» **GIVEN REQUEST**
Type out the complete listing below word for word, without its pictures.

# # # # # # #

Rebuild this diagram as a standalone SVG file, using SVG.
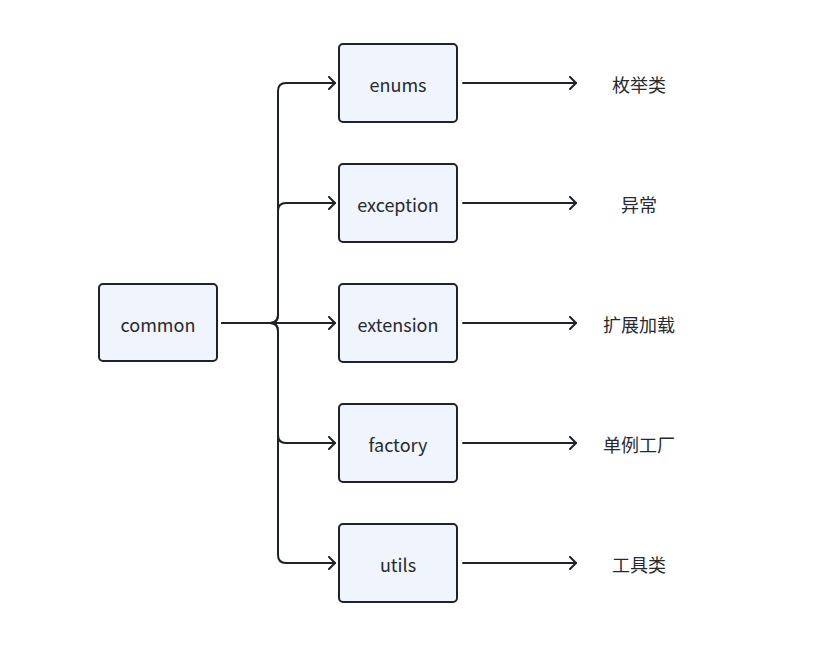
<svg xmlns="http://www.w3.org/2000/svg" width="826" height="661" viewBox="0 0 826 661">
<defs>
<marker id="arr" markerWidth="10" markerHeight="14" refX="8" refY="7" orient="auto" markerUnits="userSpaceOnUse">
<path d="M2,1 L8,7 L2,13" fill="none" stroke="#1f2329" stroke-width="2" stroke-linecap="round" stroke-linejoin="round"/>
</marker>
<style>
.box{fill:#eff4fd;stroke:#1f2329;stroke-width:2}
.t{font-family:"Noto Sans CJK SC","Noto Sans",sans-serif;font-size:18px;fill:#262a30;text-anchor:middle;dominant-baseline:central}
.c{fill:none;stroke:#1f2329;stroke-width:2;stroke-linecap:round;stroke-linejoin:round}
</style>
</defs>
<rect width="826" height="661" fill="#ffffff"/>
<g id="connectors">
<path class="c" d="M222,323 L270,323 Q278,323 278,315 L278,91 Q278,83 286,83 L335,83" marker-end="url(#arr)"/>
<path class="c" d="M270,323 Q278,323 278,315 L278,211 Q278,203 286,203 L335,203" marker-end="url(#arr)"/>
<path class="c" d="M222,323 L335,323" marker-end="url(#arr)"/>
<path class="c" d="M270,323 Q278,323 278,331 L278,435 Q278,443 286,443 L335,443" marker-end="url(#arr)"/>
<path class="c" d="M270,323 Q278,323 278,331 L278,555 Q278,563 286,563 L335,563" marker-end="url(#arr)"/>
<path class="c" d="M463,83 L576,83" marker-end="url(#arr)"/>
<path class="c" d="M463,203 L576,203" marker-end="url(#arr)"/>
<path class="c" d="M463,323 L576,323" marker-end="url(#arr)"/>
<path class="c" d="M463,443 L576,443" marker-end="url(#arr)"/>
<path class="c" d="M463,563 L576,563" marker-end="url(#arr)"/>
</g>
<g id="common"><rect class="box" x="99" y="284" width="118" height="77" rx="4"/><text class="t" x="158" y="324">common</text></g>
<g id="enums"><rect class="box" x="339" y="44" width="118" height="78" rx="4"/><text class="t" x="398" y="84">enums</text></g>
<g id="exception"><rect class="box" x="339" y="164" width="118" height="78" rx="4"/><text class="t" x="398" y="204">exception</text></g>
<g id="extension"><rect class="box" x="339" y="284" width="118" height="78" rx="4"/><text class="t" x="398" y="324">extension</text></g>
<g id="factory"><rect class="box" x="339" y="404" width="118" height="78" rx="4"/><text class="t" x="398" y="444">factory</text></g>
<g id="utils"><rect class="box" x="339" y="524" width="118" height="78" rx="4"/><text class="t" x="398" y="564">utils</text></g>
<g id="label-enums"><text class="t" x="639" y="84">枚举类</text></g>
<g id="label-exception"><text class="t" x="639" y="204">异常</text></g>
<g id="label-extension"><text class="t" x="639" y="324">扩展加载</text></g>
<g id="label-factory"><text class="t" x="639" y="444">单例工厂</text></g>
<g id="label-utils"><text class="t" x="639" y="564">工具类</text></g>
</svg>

# # # # # # #

» **CORRECT ANSWER**
Rebuild this diagram as a standalone SVG file, using SVG.
<svg xmlns="http://www.w3.org/2000/svg" width="826" height="661" viewBox="0 0 826 661">
<defs>
<marker id="arr" markerWidth="10" markerHeight="14" refX="8" refY="7" orient="auto" markerUnits="userSpaceOnUse">
<path d="M2,1 L8,7 L2,13" fill="none" stroke="#1f2329" stroke-width="2" stroke-linecap="round" stroke-linejoin="round"/>
</marker>
<style>
.box{fill:#eff4fd;stroke:#1f2329;stroke-width:2}
.t{font-family:"Noto Sans CJK SC","Noto Sans",sans-serif;font-size:18px;fill:#262a30;text-anchor:middle;dominant-baseline:central}
.c{fill:none;stroke:#1f2329;stroke-width:2;stroke-linecap:round;stroke-linejoin:round}
</style>
</defs>
<rect width="826" height="661" fill="#ffffff"/>
<g id="connectors">
<path class="c" d="M222,323 L270,323 Q278,323 278,315 L278,91 Q278,83 286,83 L335,83" marker-end="url(#arr)"/>
<path class="c" d="M270,323 Q278,323 278,315 L278,211 Q278,203 286,203 L335,203" marker-end="url(#arr)"/>
<path class="c" d="M222,323 L335,323" marker-end="url(#arr)"/>
<path class="c" d="M270,323 Q278,323 278,331 L278,435 Q278,443 286,443 L335,443" marker-end="url(#arr)"/>
<path class="c" d="M270,323 Q278,323 278,331 L278,555 Q278,563 286,563 L335,563" marker-end="url(#arr)"/>
<path class="c" d="M463,83 L576,83" marker-end="url(#arr)"/>
<path class="c" d="M463,203 L576,203" marker-end="url(#arr)"/>
<path class="c" d="M463,323 L576,323" marker-end="url(#arr)"/>
<path class="c" d="M463,443 L576,443" marker-end="url(#arr)"/>
<path class="c" d="M463,563 L576,563" marker-end="url(#arr)"/>
</g>
<g id="common"><rect class="box" x="99" y="284" width="118" height="77" rx="4"/><text class="t" x="158" y="324">common</text></g>
<g id="enums"><rect class="box" x="339" y="44" width="118" height="78" rx="4"/><text class="t" x="398" y="84">enums</text></g>
<g id="exception"><rect class="box" x="339" y="164" width="118" height="78" rx="4"/><text class="t" x="398" y="204">exception</text></g>
<g id="extension"><rect class="box" x="339" y="284" width="118" height="78" rx="4"/><text class="t" x="398" y="324">extension</text></g>
<g id="factory"><rect class="box" x="339" y="404" width="118" height="78" rx="4"/><text class="t" x="398" y="444">factory</text></g>
<g id="utils"><rect class="box" x="339" y="524" width="118" height="78" rx="4"/><text class="t" x="398" y="564">utils</text></g>
<g id="label-enums"><text class="t" x="639" y="84">枚举类</text></g>
<g id="label-exception"><text class="t" x="639" y="204">异常</text></g>
<g id="label-extension"><text class="t" x="639" y="324">扩展加载</text></g>
<g id="label-factory"><text class="t" x="639" y="444">单例工厂</text></g>
<g id="label-utils"><text class="t" x="639" y="564">工具类</text></g>
</svg>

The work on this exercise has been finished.